Robustness, if I had to describe it simply, is a measure of how well a piece of software handles faults, errors, and other kinds of unanticipated or unintended behaviour. Robust software generally use things like exception-handling (your typical try/catch style blocks), graceful shutdown, and even graceful degradation.

In Erlang, the focus is on multi-process communication, so writing robust Erlang focuses on problems that may arise there. What happens when a child process exits unexpectedly? What happens when a child is unresponsive?

Timeouts

We’ll actually start with the second of these considerations: an unresponsive child. The receive construct mentioned in the last chapter causes a process to pause until it receives a message that matches one of it’s handling patterns. an optional after clause can be included after receive, which is given a number of milliseconds to wait before it is automatically triggered:

receive
    {other, pattern} ->
        do_some_stuff()
after 5000 ->
    io:format("Sound the alarm~n", [])
end.

In the above cause, execution pauses on the receive until a message matching the pattern {other, pattern} is received (a 2-ple of atoms). If 5000ms passes without said message arriving, then "Sound the alarm" is printed to the console.

Errors

If an Erlang process explicitly experiences an error (rather than becoming nonresponsive like the above), it can send an exit message to any “linked” processes.
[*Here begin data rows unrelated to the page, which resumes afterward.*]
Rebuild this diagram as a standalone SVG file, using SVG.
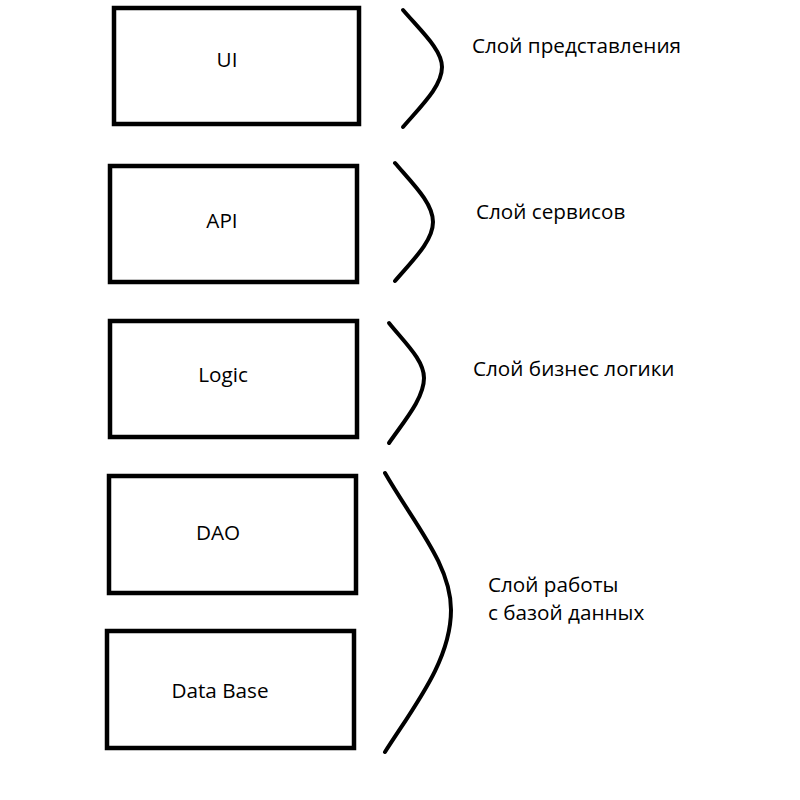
<svg xmlns="http://www.w3.org/2000/svg" width="800" height="800" viewBox="0 0 800 800">
<style>
.box{fill:#fff;stroke:#000;stroke-width:4.5}
.brace{fill:none;stroke:#000;stroke-width:4;stroke-linecap:round}
text{font-family:"Open Sans","Noto Sans","DejaVu Sans",sans-serif;font-size:20.7px;fill:#000}
.c{text-anchor:middle}
</style>
<rect width="800" height="800" fill="#fff"/>
<g id="ui"><rect class="box" x="114" y="8" width="245" height="116"/><text class="c" x="227" y="67">UI</text></g>
<g id="api"><rect class="box" x="110" y="166" width="247" height="116"/><text class="c" x="222" y="228">API</text></g>
<g id="logic"><rect class="box" x="110" y="321" width="247" height="116"/><text class="c" x="223" y="382">Logic</text></g>
<g id="dao"><rect class="box" x="109" y="476" width="247" height="117"/><text class="c" x="218" y="540">DAO</text></g>
<g id="database"><rect class="box" x="107" y="631" width="247" height="117"/><text class="c" x="220" y="698">Data Base</text></g>
<g id="braces">
<path class="brace" d="M403,10 C422,32 442,50 442,67 C442,86 422,105 403,127"/>
<path class="brace" d="M395,163 C413,184 433,203 433,222 C433,241 413,260 395,281"/>
<path class="brace" d="M389,323 C405,343 424,360 424,378 C424,398 405,420 389,443"/>
<path class="brace" d="M385,473 C415,525 451,565 451,610 C451,660 415,705 385,752"/>
</g>
<g id="labels">
<text x="472" y="53">Слой представления</text>
<text x="476" y="219">Слой сервисов</text>
<text x="473" y="376">Слой бизнес логики</text>
<text x="488" y="592">Слой работы</text>
<text x="488" y="620">с базой данных</text>
</g>
</svg>
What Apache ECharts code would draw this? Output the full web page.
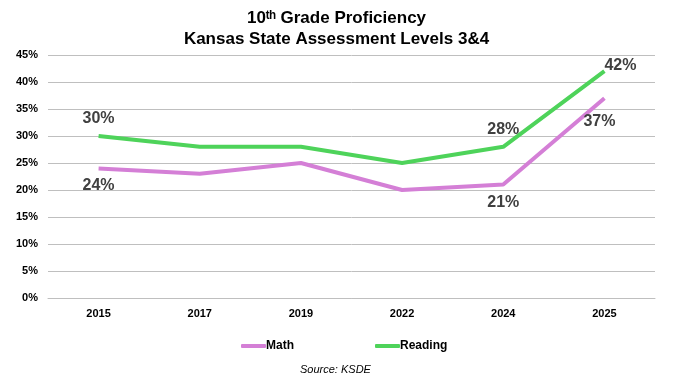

A two-way link for this purpose can be established between two processes by using the built-in function link:

start() ->
    Other_PID = spawn(other_module, module_fn, []),
    link(Other_PID).

This can be compressed into one function call with the spawn_link function:

start() ->
    spawn_link(other_module, module_fn, []).

Afterward, if the current process, or the process that was spawned exits, it will send a message of the form {'EXIT', FromPID, Reason} to all of it’s linked processes.

Processes can be explicitly instructed to exit normally using exit(normal) or abnormally using exit(Reason), where Reason is any Erlang data (except for normal, obviously).

The chapter concludes by bringing back the messenger application example from the previous chapter and improving its robustness with linking, exit signals, and a timeout. It also mentions that attempting to link to a non-existent process causes the exit signal {'EXIT', From, noproc} to be automatically generated, allowing the current process to act as if the process it attempted to link to has just exited.

That’s it for this one – a pretty concise chapter, but immensely useful. The next chapter is “Records and Macros”. It covers larger project structures and where to put configuration details (hint: macros) and message interface details (hint: records). Later!